MEDICINE HAT, AB — The city’s Parks and Recreation department is making adjustments to park maintenance based on usage.
The changes were brought forward Monday in an update presented to the public services committee.
“As part of our 2019-2022 operating budget, what we’re looking at is instituting is service level changes based on utilization for our parks throughout the city,” said James Will, general manger of parks and recreation with the city. “What that means is we’re looking at areas that are utilized less by the public, and looking at making some adjustments to the service levels and maintenance standards.”
The city currently divides park maintenance into different classes, based on usage. Sports fields and parks such as Kin Coulee Park receive the highest amount of usage, and maintenance to those parks will be unchanged.
The changes will primarily impact parks with moderate to low traffic and use, with minimal amenities and pocket parks, along with median and boulevard green space.

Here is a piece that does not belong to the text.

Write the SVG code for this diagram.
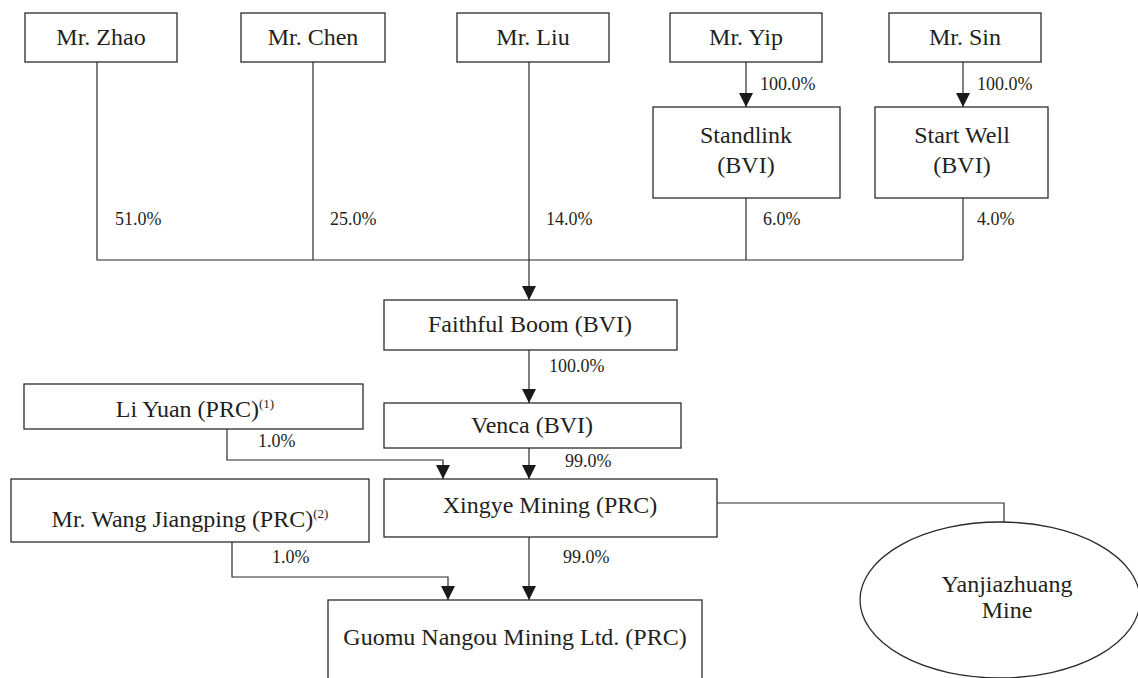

“Areas like Kin Coulee, larger community parks, would not see any service level reduction,” Will said. “I think it's important to note that throughout the city, it isn't going to be a drastic change throughout the city, it's going to be small changes, in a lot of little areas, with hopefully the least amount of impact on the public.”
The changes include reducing the amount of times certain parks are irrigated during the week as well as mowing the grass less frequently.
“One of the things that’s interesting to note about that is that it actually helps with the water retention,” said Will. “When we have a dry climate like Medicine Hat, this region, it helps when we have grass that grows longer, it retains moisture, and it helps us reduce our water cost as well.”
The goal of the changes is to save $200,000 a year on the parks maintenance budget.
“As part of our ongoing operations review, we always look at what our maintenance standards are,” said Will. “We have historically always maintained different maintenance standards for different areas of the city.”
Will says the department will monitor the impact of the changes through the summer.